> _Data_:
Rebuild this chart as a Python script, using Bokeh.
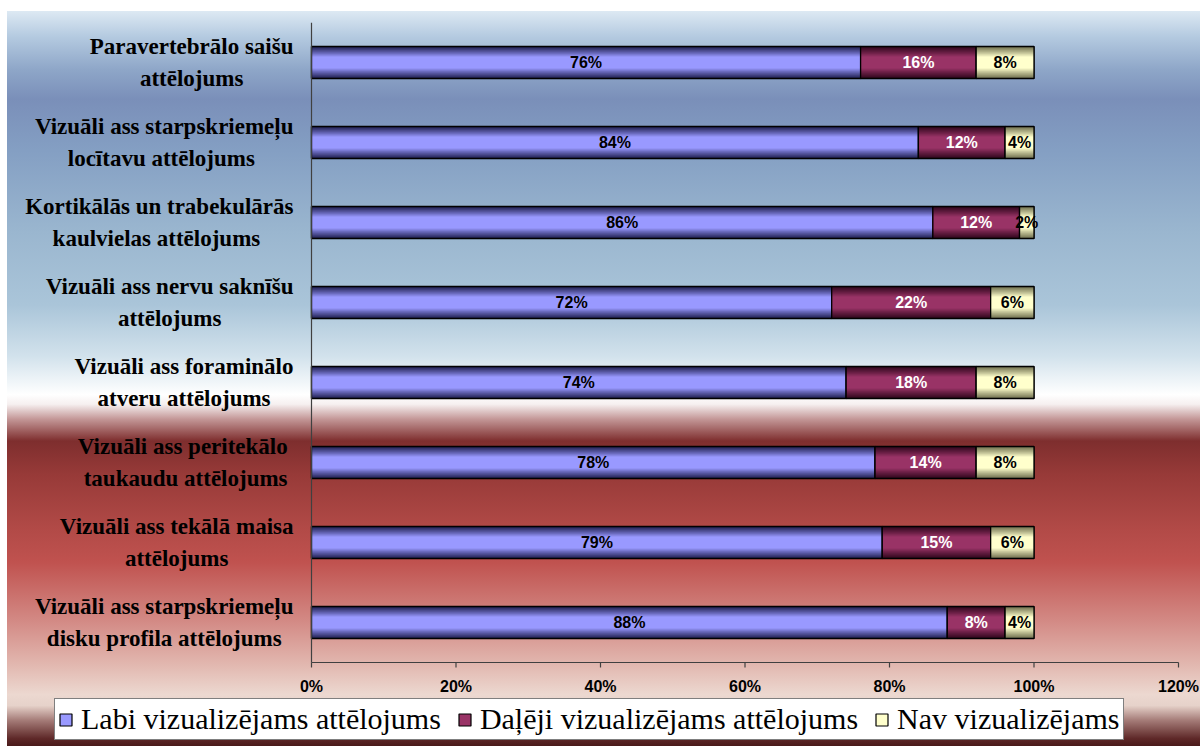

==

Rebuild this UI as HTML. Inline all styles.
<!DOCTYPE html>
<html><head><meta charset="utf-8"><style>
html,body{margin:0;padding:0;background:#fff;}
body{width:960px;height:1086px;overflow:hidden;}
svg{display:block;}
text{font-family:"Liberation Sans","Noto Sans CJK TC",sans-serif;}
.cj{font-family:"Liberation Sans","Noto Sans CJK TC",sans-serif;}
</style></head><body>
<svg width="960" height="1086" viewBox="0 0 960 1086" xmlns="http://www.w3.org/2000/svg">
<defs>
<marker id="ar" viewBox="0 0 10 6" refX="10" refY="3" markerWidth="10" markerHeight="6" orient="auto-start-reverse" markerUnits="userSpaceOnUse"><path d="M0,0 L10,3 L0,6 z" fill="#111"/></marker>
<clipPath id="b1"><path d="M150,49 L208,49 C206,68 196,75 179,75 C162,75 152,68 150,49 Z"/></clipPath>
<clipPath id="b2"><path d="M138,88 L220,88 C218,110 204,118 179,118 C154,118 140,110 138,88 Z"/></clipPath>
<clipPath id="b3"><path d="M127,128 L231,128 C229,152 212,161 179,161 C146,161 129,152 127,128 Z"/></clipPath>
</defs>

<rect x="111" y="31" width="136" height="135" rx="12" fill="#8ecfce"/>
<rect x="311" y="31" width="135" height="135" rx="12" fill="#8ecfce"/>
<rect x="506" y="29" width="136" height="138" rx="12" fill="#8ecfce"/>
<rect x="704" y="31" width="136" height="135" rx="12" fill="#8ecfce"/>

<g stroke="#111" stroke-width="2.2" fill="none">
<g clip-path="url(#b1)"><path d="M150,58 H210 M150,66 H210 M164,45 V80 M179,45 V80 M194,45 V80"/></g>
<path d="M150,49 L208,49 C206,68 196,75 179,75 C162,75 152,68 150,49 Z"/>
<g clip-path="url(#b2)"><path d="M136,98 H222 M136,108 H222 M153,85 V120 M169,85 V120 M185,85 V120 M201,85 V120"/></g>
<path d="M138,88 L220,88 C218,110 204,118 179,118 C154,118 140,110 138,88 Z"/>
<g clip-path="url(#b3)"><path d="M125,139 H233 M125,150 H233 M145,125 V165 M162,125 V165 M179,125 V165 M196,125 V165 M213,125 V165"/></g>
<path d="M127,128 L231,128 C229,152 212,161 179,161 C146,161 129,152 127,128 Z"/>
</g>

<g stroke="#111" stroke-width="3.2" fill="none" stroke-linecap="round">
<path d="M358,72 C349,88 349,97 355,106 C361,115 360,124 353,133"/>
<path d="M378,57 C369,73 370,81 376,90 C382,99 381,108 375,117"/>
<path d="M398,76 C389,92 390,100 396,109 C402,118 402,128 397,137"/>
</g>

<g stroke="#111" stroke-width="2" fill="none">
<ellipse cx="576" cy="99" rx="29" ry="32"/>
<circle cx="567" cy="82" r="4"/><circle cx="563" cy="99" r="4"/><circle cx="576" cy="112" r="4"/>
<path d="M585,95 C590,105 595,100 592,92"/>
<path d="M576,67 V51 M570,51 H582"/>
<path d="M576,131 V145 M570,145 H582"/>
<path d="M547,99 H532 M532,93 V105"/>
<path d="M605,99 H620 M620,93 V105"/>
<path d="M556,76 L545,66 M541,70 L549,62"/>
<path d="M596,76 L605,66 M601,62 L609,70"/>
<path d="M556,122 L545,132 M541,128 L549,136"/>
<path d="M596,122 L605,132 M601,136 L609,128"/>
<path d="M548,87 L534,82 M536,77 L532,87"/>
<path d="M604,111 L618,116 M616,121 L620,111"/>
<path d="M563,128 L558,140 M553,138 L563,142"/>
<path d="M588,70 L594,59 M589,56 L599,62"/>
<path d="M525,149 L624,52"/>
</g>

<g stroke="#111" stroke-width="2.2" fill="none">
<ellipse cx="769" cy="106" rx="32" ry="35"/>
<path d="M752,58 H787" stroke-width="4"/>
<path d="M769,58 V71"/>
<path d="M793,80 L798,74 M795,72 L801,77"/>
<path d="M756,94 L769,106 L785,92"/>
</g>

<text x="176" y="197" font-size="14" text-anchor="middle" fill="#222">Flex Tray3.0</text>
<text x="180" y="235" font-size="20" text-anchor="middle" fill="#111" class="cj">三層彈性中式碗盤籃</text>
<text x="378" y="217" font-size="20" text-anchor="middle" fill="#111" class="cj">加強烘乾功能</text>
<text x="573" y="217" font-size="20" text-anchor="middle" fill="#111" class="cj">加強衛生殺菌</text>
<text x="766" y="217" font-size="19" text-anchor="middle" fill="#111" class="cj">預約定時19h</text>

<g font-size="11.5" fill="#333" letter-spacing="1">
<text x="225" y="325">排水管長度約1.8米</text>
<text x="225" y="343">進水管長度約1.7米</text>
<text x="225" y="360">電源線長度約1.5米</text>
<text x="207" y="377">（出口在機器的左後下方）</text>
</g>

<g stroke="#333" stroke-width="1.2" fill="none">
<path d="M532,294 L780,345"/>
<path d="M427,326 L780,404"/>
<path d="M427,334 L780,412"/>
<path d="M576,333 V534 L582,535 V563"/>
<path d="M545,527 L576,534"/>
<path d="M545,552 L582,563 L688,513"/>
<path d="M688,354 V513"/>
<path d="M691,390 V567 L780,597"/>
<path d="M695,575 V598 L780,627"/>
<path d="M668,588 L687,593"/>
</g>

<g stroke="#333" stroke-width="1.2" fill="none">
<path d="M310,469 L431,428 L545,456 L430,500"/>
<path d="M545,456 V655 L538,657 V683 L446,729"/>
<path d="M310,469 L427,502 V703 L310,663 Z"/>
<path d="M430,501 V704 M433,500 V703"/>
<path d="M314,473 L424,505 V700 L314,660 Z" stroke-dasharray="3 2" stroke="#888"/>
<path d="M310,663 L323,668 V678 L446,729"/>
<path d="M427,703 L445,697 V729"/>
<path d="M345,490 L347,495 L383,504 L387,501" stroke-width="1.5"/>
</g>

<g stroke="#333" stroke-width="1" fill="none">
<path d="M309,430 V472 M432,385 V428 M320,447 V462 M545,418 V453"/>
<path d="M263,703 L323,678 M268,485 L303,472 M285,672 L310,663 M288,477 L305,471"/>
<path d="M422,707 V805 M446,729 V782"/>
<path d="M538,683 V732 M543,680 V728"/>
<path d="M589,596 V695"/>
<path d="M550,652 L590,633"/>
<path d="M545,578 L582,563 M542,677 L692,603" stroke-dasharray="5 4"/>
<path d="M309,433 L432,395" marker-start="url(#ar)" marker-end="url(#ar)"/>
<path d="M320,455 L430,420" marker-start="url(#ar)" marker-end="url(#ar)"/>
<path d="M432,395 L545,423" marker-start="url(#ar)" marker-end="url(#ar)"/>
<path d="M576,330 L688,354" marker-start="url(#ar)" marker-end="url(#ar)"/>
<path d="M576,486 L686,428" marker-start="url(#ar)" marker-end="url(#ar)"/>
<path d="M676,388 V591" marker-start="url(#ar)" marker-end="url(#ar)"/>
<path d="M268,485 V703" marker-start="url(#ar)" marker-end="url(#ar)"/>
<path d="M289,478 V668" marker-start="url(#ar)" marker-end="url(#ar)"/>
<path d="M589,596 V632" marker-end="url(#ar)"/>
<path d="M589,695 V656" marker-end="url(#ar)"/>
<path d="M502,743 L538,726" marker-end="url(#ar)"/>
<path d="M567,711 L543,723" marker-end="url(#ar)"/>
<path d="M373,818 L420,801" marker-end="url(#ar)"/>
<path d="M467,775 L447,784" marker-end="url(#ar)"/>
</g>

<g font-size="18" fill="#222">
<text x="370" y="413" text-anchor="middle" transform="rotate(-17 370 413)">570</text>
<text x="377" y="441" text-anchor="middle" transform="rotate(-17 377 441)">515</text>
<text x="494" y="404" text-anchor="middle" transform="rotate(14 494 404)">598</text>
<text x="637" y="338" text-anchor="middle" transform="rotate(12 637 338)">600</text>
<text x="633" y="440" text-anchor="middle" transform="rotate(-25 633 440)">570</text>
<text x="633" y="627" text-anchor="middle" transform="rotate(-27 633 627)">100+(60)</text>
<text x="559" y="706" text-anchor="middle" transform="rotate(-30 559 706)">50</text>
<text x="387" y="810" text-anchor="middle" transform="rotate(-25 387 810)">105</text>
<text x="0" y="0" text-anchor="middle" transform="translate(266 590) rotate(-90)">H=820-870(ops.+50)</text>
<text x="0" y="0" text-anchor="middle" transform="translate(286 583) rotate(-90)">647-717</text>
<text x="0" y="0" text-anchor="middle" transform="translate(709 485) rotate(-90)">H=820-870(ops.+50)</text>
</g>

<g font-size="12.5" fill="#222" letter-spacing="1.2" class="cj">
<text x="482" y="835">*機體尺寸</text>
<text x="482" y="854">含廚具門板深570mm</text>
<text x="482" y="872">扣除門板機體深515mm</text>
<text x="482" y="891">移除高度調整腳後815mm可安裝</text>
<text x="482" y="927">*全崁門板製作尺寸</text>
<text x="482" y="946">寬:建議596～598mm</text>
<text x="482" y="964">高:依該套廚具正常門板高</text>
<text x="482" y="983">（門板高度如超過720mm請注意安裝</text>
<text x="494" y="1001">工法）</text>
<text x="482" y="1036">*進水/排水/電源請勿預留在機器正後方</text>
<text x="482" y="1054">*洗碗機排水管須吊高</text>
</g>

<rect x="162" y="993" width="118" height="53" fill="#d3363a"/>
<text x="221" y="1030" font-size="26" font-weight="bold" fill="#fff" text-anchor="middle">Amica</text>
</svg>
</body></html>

--

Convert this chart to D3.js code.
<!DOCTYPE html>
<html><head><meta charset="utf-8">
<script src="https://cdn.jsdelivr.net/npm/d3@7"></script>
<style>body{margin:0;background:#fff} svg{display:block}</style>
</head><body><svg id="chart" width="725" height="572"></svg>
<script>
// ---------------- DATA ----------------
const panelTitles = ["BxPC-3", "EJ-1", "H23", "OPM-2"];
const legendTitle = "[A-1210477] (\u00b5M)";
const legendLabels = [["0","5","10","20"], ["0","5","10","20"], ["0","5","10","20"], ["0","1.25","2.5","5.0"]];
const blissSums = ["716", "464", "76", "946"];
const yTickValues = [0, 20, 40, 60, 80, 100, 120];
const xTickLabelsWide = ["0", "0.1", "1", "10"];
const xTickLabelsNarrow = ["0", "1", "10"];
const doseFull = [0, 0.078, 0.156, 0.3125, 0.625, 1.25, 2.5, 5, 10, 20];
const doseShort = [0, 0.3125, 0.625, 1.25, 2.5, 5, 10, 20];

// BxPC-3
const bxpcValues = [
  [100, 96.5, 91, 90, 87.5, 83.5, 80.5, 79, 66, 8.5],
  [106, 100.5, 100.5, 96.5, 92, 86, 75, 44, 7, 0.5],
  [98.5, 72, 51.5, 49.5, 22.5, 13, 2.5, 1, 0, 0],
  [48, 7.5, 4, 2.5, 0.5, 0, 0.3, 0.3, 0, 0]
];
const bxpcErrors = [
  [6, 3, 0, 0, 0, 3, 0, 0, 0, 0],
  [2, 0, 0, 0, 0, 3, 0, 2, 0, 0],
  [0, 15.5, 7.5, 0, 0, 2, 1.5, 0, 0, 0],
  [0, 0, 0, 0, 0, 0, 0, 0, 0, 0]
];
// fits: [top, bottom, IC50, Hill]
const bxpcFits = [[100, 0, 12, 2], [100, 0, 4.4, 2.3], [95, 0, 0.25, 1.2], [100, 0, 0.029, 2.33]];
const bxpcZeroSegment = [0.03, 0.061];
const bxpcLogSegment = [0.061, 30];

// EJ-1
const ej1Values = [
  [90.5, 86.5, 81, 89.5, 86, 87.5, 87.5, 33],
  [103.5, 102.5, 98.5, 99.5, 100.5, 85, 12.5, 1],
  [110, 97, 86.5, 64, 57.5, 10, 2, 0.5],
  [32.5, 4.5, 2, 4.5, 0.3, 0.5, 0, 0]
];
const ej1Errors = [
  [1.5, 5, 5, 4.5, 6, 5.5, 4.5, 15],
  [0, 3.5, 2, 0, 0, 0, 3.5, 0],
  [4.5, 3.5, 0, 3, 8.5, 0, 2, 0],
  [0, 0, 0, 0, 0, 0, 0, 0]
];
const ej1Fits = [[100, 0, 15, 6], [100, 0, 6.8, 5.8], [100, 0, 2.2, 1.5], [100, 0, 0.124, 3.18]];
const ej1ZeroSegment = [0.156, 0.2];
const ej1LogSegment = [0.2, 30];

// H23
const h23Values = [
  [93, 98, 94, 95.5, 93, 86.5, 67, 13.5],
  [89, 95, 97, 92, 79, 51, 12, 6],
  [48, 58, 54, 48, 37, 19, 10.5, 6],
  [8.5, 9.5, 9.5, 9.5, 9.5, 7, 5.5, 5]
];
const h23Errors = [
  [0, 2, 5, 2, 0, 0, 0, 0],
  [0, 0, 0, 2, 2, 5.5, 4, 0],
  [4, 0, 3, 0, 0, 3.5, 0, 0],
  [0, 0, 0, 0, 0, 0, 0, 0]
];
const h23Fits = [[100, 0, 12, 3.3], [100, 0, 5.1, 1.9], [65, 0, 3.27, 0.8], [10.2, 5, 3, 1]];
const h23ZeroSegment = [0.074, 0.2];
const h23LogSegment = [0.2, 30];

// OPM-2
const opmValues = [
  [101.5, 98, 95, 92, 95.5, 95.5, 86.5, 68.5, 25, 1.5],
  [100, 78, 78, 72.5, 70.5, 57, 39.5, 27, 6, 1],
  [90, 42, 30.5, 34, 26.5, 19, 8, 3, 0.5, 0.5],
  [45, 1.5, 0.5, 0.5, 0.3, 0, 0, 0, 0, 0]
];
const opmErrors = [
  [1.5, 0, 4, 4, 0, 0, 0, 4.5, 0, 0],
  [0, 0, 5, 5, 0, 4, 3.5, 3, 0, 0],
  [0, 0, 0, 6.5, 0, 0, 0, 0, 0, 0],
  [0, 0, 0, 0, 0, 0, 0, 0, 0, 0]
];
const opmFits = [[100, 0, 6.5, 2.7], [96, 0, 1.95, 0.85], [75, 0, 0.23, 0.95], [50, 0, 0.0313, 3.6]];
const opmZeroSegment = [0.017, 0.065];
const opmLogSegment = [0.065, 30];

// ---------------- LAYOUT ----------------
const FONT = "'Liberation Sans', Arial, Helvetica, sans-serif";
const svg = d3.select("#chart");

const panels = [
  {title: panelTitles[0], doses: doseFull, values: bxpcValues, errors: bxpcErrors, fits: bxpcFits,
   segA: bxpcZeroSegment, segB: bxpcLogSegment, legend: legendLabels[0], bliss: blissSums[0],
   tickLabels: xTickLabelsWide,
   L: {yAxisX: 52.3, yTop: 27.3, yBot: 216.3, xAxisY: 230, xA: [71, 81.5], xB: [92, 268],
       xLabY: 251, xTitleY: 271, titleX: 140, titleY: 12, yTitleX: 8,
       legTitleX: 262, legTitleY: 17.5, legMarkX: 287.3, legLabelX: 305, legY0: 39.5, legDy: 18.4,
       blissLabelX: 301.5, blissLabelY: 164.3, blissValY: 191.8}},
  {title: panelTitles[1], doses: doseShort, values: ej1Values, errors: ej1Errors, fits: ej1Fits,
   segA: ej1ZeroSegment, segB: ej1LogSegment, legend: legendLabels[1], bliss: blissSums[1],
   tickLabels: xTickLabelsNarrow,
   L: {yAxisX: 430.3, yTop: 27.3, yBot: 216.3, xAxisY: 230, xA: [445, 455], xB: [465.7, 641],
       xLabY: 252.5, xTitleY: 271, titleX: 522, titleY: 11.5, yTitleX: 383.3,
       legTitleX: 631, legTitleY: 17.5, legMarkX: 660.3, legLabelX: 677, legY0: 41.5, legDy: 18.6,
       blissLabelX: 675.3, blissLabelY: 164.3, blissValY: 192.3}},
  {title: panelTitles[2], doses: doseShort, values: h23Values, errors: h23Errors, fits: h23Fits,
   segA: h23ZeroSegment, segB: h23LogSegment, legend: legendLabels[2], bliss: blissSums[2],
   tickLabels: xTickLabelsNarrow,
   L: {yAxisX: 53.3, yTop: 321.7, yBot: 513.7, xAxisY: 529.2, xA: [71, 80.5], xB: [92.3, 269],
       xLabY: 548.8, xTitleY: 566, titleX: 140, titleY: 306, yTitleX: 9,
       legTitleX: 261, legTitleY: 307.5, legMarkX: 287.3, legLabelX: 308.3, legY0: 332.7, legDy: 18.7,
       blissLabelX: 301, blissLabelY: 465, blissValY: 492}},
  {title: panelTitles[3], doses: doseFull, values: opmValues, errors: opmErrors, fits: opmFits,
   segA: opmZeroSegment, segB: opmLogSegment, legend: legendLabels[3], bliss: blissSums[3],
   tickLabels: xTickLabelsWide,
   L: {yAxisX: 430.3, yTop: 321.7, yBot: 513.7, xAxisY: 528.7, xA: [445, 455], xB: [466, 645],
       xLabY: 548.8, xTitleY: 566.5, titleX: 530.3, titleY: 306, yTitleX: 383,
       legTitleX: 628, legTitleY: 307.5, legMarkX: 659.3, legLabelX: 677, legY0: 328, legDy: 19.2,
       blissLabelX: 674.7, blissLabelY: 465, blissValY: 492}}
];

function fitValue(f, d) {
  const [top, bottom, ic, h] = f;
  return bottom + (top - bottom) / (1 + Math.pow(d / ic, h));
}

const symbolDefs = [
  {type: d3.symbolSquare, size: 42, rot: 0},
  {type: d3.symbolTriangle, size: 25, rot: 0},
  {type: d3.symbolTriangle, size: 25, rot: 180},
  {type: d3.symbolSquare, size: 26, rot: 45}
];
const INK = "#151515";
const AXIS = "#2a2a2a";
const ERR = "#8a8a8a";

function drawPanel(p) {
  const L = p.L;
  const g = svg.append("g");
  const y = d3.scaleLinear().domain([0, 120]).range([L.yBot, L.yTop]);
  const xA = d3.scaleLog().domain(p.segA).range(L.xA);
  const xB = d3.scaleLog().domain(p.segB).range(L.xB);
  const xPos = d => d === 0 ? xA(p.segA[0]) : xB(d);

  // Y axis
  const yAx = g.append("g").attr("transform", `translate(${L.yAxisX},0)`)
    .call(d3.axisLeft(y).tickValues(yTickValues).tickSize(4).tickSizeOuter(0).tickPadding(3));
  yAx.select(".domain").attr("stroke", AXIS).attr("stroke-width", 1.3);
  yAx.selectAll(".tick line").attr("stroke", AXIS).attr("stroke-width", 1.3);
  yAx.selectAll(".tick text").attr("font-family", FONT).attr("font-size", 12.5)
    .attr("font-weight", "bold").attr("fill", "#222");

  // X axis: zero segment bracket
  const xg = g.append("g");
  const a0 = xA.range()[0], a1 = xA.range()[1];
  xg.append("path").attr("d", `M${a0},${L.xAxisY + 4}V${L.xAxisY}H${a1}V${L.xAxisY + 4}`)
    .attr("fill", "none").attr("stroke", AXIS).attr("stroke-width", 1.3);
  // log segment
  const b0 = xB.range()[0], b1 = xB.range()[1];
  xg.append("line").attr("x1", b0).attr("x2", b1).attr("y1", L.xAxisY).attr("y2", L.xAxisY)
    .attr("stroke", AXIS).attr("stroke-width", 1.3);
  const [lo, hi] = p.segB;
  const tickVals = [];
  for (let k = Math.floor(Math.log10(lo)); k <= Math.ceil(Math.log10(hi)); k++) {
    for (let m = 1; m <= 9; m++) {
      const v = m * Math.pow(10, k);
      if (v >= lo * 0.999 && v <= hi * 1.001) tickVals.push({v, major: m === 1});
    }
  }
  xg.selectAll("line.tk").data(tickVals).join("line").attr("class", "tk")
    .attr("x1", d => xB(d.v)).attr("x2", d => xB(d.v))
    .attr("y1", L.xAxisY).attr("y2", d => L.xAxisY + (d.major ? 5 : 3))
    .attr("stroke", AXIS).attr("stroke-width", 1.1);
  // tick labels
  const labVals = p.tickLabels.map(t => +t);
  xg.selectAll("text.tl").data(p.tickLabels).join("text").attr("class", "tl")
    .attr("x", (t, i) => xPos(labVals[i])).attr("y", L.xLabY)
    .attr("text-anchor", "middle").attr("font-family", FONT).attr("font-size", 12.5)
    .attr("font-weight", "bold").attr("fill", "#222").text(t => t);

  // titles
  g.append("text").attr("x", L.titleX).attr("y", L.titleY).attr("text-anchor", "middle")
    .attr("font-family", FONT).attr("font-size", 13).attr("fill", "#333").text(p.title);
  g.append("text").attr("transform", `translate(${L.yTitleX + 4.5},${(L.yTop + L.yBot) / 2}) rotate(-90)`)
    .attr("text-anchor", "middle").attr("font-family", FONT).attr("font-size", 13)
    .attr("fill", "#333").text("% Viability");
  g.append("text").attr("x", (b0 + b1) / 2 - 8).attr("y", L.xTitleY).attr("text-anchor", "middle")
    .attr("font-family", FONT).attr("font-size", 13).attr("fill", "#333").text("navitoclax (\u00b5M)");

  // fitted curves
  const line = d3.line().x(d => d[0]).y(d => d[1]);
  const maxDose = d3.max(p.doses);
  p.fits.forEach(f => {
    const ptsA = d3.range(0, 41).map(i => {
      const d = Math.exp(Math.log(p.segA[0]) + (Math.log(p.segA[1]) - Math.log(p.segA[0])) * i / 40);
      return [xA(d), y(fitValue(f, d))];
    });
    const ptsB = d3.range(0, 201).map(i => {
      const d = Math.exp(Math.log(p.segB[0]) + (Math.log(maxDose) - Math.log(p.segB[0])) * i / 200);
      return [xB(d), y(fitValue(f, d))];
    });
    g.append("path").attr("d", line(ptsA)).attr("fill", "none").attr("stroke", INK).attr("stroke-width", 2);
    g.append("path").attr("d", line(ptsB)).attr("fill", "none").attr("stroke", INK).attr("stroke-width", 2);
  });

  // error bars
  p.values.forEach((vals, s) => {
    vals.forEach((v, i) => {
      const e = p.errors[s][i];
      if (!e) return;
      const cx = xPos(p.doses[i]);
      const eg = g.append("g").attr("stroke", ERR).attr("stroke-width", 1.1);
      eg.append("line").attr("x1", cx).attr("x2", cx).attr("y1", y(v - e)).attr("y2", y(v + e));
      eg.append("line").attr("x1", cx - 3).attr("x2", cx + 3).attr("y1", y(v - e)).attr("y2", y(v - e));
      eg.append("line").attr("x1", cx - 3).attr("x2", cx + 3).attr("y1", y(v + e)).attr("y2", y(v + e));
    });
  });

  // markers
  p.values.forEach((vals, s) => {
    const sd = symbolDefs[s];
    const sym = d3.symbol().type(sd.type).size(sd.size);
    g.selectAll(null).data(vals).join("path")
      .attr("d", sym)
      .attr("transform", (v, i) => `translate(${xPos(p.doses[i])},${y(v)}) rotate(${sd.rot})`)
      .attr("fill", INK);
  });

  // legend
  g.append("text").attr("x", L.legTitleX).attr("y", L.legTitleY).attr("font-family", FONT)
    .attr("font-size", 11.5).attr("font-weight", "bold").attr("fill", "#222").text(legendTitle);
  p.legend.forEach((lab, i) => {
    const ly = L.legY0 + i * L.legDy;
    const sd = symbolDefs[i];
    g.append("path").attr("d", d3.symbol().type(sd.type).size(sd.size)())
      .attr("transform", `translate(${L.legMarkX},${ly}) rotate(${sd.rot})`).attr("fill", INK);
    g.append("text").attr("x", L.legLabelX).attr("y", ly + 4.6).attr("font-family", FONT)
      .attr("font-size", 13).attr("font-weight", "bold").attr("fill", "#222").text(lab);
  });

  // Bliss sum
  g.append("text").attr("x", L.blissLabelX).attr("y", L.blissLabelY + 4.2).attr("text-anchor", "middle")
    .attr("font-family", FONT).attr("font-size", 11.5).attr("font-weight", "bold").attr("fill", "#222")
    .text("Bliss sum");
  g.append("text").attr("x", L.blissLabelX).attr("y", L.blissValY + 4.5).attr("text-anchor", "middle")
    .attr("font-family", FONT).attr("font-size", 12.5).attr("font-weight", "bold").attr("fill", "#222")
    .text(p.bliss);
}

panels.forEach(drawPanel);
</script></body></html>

> _Problem requirements_:
Copy out every line of the listing that contains the string "Rebuild".

> _The solution_:
Rebuild this chart as a Python script, using Bokeh.
Rebuild this UI as HTML. Inline all styles.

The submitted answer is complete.